Schwäbische Zeitung (Laupheim)
Gemeinde wehrt sich gegen Werbewand
Regierungspräsidium sieht keine übermäßige Verkehrsgefährdung und für Mietingen wenig Chancen vor Gericht
- Muss der Gemeinderat Mietingen eine knapp zehn Quadratmeter große Werbetafel im Ortskern von Baltringen hinnehmen, obwohl er sie nicht will? Es sieht ganz so aus, und das hat bei den Gemeinderäten Kopfschütteln, Fassungslosigkeit und Unverständnis ausgelöst. Die Räte fühlen sich machtlos.
Eine Werbetafel in der genannten Größe in einem Wohngebiet ist tabu. Nicht aber im Dorfgebiet, das rechtlich als „unbeplanter Innenbereich“gilt. Hier prüft der Gemeinderat, ob ein geplantes Bauwerk, und als solches gilt eine Werbetafel, in das Ortsbild passt oder nicht. Im Gesetz heißt es dazu: das Bauwerk muss sich „in die Eigenart der näheren Umgebung einfügen“und „das Ortsbild darf nicht beeinträchtigt werden“.
Geplant ist die scheunentorgroße Plakatanschlagtafel gegenüber der Einmündung der Schemmerberger Straße in die Baltringer Hauptstraße. Wenige Schritte entfernt erhebt sich an herausgehobener Stelle die Dorfkirche. Die Werbetafel sollte an der Hauswand eines alten Bauernhofes montiert werden. Auch ringsum zeugen alte Bauernhöfe vom einstigen Haupterwerb im Ort. Die Gebäude prägen das Dorfbild an dieser Stelle.
Nennenswerte Beachtung findet die Plakatwand, auf der die Betrachter zum Konsum aufgefordert werden, vor allem von Fahrzeuglenkern, die, aus Richtung Schemmerberg kommend, in die Hauptstraße einfahren. Und da sieht man im Mietinger Rat und in der Verwaltung eine Verkehrsgefährdung. Die Vorfahrt auf der Hauptstraße ist zu beachten. Die Fahrer könnten durch Werbebilder, etwa für Hamburger und kühlem Gerstensaft, abgelenkt werden, so die Befürchtung. Außerdem folge nach der Einmündung in Richtung Laupheim umgehend ein Zebrastreifen, der viel von Kindern auf dem Weg zur Schule und Kindergarten genutzt werde.
Die Schemmberger Straße ist hier leicht abschüssig. Die Autofahrer müssen darauf achten, dass der Wagen nicht rückwärts rollt. Das erfordere, so die Gemeinde, „höchste Konzentration der Verkehrsteilnehmer“.

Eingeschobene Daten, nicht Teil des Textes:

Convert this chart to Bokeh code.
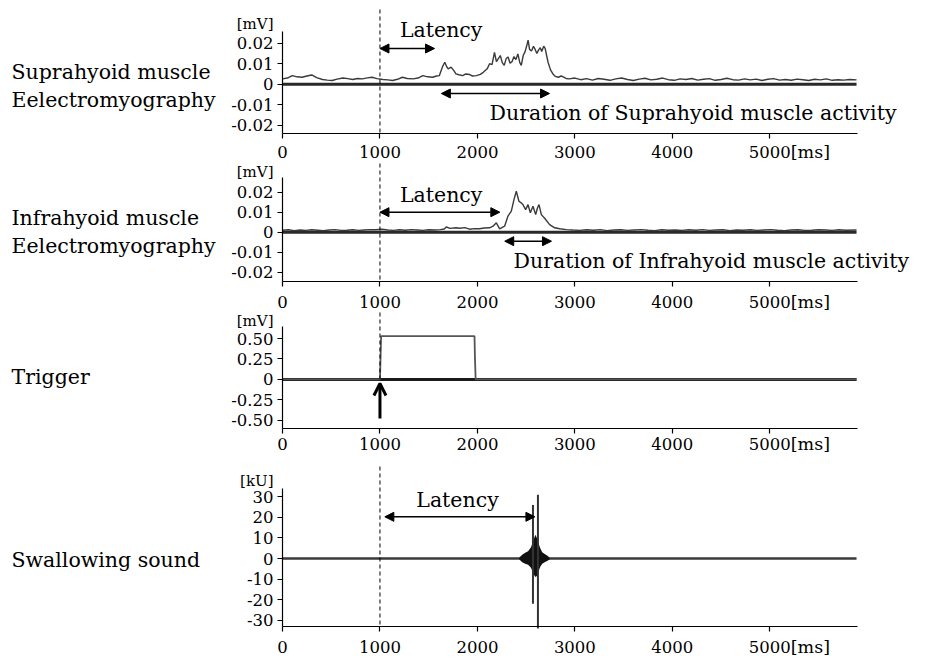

Aus den genannten Gründen will die Gemeinde Mietingen hier keine Plakatwand. Das Ortsparlament lehnte nach eingehender Beratung im September vergangenen Jahres ab (die Schwäbische Zeitung berichtete). Als im Dezember der Bauantrag erneut vorgelegt wurde, zeigten die Räte erneut mit dem Daumen nach unten. Daraufhin flatterte dem Unternehmen für Außenwerbung vom Baurechtsamt der Stadt Laupheim die Ablehnung der Baugenehmigung ins Haus. Dagegen wehrte sich die Konstanzer Firma durch Widerspruch beim Regierungspräsidium.
Bei dieser Behörde sieht man das Ganze anders als vor Ort. Sie hat Bedenken, den Widerspruch zurückzuweisen. Das war bei der Sitzung des Gemeinderates zu vernehmen. Die Plakatwand passe sehr wohl in das Dorfbild, lässt man die Gemeinde aus Tübingen wissen. Außerdem sei im Durchschnitt nur ein Unfall pro Jahr an dieser Kreuzung zu registrieren. Das rechtfertige nicht, irgendeine Gefahr für die Kinder durch den Straßenverkehr zu sehen. Nach Ansicht der Behörde in Tübingen ist eine Ablehnung des gemeindlichen Einvernehmens rechtlich unzulässig. Die Erfolgsaussichten vor Gericht seien gering.
Dennoch beharrten die Gemeinderäte bei einer Abstimmung in der jüngsten Sitzung auf ihrer Position. Sie lehnten den Bauantrag ein drittes Mal ab. Auch ein Nachbar habe Einwendungen gegen die Plakate vor der Nase, war zu vernehmen. Jetzt liegt der Ball wieder bei der Baurechtsbehörde, ob sie eine Genehmigung erteilt oder nicht.